Archaeologist standing in deep excavation unit

The 2009 field school is in session and the students and their Jamestown Rediscovery instructors are focused on an area inside the eastern palisade wall and on a probable well near the center of the fort. The group of students just inside the eastern palisade wall are in search of fort-period structures. More specifically they are looking for postholes about ten feet from the wall that may have belonged to post-in-ground buildings. Other fort-period (ca. 1607-1624) structures parallel to the palisade walls were found at this distance. Another group of archaeologists are excavating the fill of what is almost certainly a well, probably the fort’s first. Thousands of artifacts have been found so far, with some of the latest including a slate tablet with words, numbers, and drawings etched in it, a bill head—the metal portion of a polearm weapon called a bill—a portion of a compass made from ivory or bone, and a collection of bones from at least nine dogs (every indication is that these are dog bones though this has not yet been verified). Some of the bones exhibit signs of butchering—an indication that at least some of the dogs were eaten. Dogs were not normally eaten by the English, and this—in addition to the butchered horse bones mentioned in May’s update—indicate that the colonists were desperate for food. If this well is indeed the first one built in the fort, then it would have been in existence during the “Starving Time” winter of 1609-1610, and these bones seem to confirm the desperation of the colonists.

Searching for fort-period buildings inside the eastern palisade wall, a group of archaeologists and field school students are excavating an area just feet from where the wall once stood. If the buildings along the eastern wall followed the pattern of those built inside the western and southern walls then they should have been built about ten feet away from the wall, leaving a passageway between the structure and the fort wall. The excavations so far have unearthed a few postholes, but more digging needs to be done to see if these are part of a larger pattern indicating a structure. These excavations are close to the still-standing church tower, and like other digs near the church, graves are being found. At this point six have been discovered by the students and staff in this area of the site. As with other graves found in and around James Fort, these will not be disturbed.

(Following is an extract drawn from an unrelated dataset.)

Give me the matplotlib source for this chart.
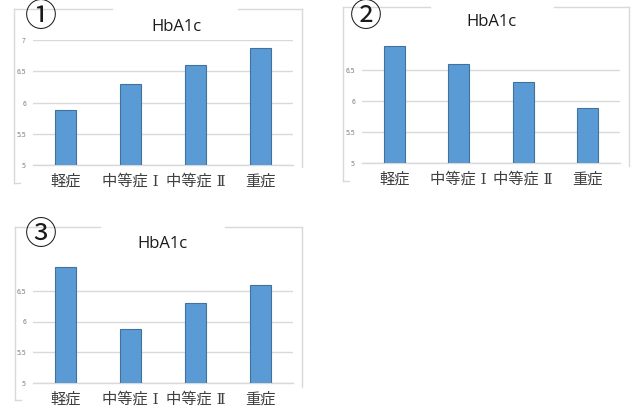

A layer of brick rubble and mortar has been found while excavating this area and it is thought that this is the result of bricks being strewn across the churchyard after the church burned for the second time in the late 17th century. Still-viable bricks would have been reused while the broken ones appear to have been left on the ground along with mortar and some 300-plus-year-old mud daubers’ nests which originally were probably high on the church’s walls.

Near the center of the fort work continues on what is probably the fort’s first well, built under the direction of Captain John Smith in early 1609. Up until that point, according to colonist George Percy, “our drinke [was] cold water taken out of the River, which was at floud, verie salt, at a low tide full of slime and filth.” Over the last few months one half of the well has been excavated to a depth of about five feet. Currently the other half is also being excavated to that level. Before digging deeper than five feet, a steel casing will be placed in the well to protect the archaeologists. Recent finds include a slate tablet with numerous sketches of flora and fauna, from both the old world and the new, as well as etchings of words, numbers, and human figures (for more on the slate, see our press release), a head from a bill—a type of polearm weapon resembling a halberd—a piece of a compass made from ivory or bone, a spade nosing, and bones from nine different dogs, some of which bear tell-tale butchering marks.

Artifacts found in the well so far indicate that it dates to very early in the colony’s history and is most likely the very first well dug in 1609, a probability also evidenced by its location at the center of the fort, which would have presented the colonists in the fort with the most convenient location. The remains of nine dogs and at least one horse—many of which have butchering marks on them—suggest that this well was being used as a trash pit during or shortly after a period in which the colonists were desperately hungry. In normal times, the colonists would not butcher their transportation or their pets and hunting companions for nourishment. It is very possible that these butchered bones are evidence of the “Starving Time” winter of 1609-1610, a period of bitter cold and little food. Relations with the local Indians had turned sour at this point and they refused to trade for food as they had in the past. Colonists venturing outside of the fort in search of food were killed by them. According to Captain John Smith, only 60 of the 215 colonists survived the winter.

Just next to the well is a posthole that matches the existing postholes of the fort’s storehouse, also built in the center of the fort though before the construction of the well. This posthole confirms the width of the storehouse of 16 feet.

baby whistle and teething coral found last month is being conserved and the removal of some of the corrosion has revealed that the object is silver, though with a high copper content. The high copper content allows for the amount of corrosion on the whistle.